No images are to be carried over; print all other material exactly as it stands.
Start Material
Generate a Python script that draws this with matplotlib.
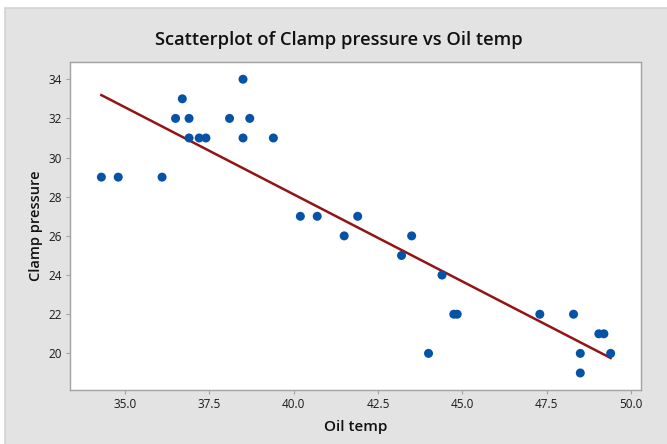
import matplotlib
matplotlib.use("Agg")
import matplotlib.pyplot as plt
from matplotlib.patches import Rectangle
import numpy as np

# Oil temp vs clamp pressure
oil_temp = [34.3, 34.8, 36.1, 36.5, 36.7, 36.9, 36.9, 37.2, 37.4, 38.1,
            38.5, 38.5, 38.7, 39.4, 40.2, 40.7, 41.5, 41.9, 43.2, 43.5,
            44.0, 44.4, 44.75, 44.85, 47.3, 48.3, 48.5, 48.5, 49.05, 49.2,
            49.4]
clamp_pressure = [29, 29, 29, 32, 33, 32, 31, 31, 31, 32,
                  34, 31, 32, 31, 27, 27, 26, 27, 25, 26,
                  20, 24, 22, 22, 22, 22, 20, 19, 21, 21,
                  20]
x_ticks = [35.0, 37.5, 40.0, 42.5, 45.0, 47.5, 50.0]
y_ticks = [20, 22, 24, 26, 28, 30, 32, 34]

plt.rcParams["font.family"] = ["Open Sans", "DejaVu Sans"]

W, H = 667, 444
fig = plt.figure(figsize=(W / 100, H / 100), dpi=100, facecolor="white")

# grey Minitab-style backdrop, kept behind the axes
fig.patches.append(Rectangle((5 / W, -0.01), 1.0, 1 - 8 / H + 0.01,
                             transform=fig.transFigure, facecolor="#e3e3e3",
                             edgecolor="#d2d2d2", linewidth=1.2, zorder=-5))

ax = fig.add_axes([70 / W, 1 - 390 / H, (641 - 70) / W, (390 - 62) / H])
ax.set_facecolor("white")

x = np.array(oil_temp)
y = np.array(clamp_pressure)
slope, icpt = np.polyfit(x, y, 1)
xs = np.array([x.min(), x.max()])
ax.plot(xs, slope * xs + icpt, color="#921414", linewidth=1.8, zorder=2)
ax.scatter(x, y, s=42, color="#0453a6", edgecolors="none", zorder=3)

ax.set_xlim(33.37, 50.30)
ax.set_ylim(18.13, 34.88)
ax.set_xticks(x_ticks)
ax.set_xticklabels([f"{v:.1f}" for v in x_ticks])
ax.set_yticks(y_ticks)

for s in ax.spines.values():
    s.set_color("#a3a3a3")
    s.set_linewidth(1.0)
ax.tick_params(length=3, width=0.8, color="#a3a3a3", labelsize=8.5,
               labelcolor="#1a1a1a", pad=3)

ax.set_xlabel("Oil temp", fontsize=11, fontweight="semibold", labelpad=6,
              color="#111111")
ax.set_ylabel("Clamp pressure", fontsize=10.5, fontweight="semibold",
              labelpad=4, color="#111111")
fig.text(0.508, 1 - 40 / H, "Scatterplot of Clamp pressure vs Oil temp",
         ha="center", va="center", fontsize=13.2, fontweight="semibold",
         color="#111111")

fig.savefig("out.png", dpi=100, facecolor="white")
End Material
### Task output
Generate a Python script that draws this with matplotlib.
import matplotlib
matplotlib.use("Agg")
import matplotlib.pyplot as plt
from matplotlib.patches import Rectangle
import numpy as np

# Oil temp vs clamp pressure
oil_temp = [34.3, 34.8, 36.1, 36.5, 36.7, 36.9, 36.9, 37.2, 37.4, 38.1,
            38.5, 38.5, 38.7, 39.4, 40.2, 40.7, 41.5, 41.9, 43.2, 43.5,
            44.0, 44.4, 44.75, 44.85, 47.3, 48.3, 48.5, 48.5, 49.05, 49.2,
            49.4]
clamp_pressure = [29, 29, 29, 32, 33, 32, 31, 31, 31, 32,
                  34, 31, 32, 31, 27, 27, 26, 27, 25, 26,
                  20, 24, 22, 22, 22, 22, 20, 19, 21, 21,
                  20]
x_ticks = [35.0, 37.5, 40.0, 42.5, 45.0, 47.5, 50.0]
y_ticks = [20, 22, 24, 26, 28, 30, 32, 34]

plt.rcParams["font.family"] = ["Open Sans", "DejaVu Sans"]

W, H = 667, 444
fig = plt.figure(figsize=(W / 100, H / 100), dpi=100, facecolor="white")

# grey Minitab-style backdrop, kept behind the axes
fig.patches.append(Rectangle((5 / W, -0.01), 1.0, 1 - 8 / H + 0.01,
                             transform=fig.transFigure, facecolor="#e3e3e3",
                             edgecolor="#d2d2d2", linewidth=1.2, zorder=-5))

ax = fig.add_axes([70 / W, 1 - 390 / H, (641 - 70) / W, (390 - 62) / H])
ax.set_facecolor("white")

x = np.array(oil_temp)
y = np.array(clamp_pressure)
slope, icpt = np.polyfit(x, y, 1)
xs = np.array([x.min(), x.max()])
ax.plot(xs, slope * xs + icpt, color="#921414", linewidth=1.8, zorder=2)
ax.scatter(x, y, s=42, color="#0453a6", edgecolors="none", zorder=3)

ax.set_xlim(33.37, 50.30)
ax.set_ylim(18.13, 34.88)
ax.set_xticks(x_ticks)
ax.set_xticklabels([f"{v:.1f}" for v in x_ticks])
ax.set_yticks(y_ticks)

for s in ax.spines.values():
    s.set_color("#a3a3a3")
    s.set_linewidth(1.0)
ax.tick_params(length=3, width=0.8, color="#a3a3a3", labelsize=8.5,
               labelcolor="#1a1a1a", pad=3)

ax.set_xlabel("Oil temp", fontsize=11, fontweight="semibold", labelpad=6,
              color="#111111")
ax.set_ylabel("Clamp pressure", fontsize=10.5, fontweight="semibold",
              labelpad=4, color="#111111")
fig.text(0.508, 1 - 40 / H, "Scatterplot of Clamp pressure vs Oil temp",
         ha="center", va="center", fontsize=13.2, fontweight="semibold",
         color="#111111")

fig.savefig("out.png", dpi=100, facecolor="white")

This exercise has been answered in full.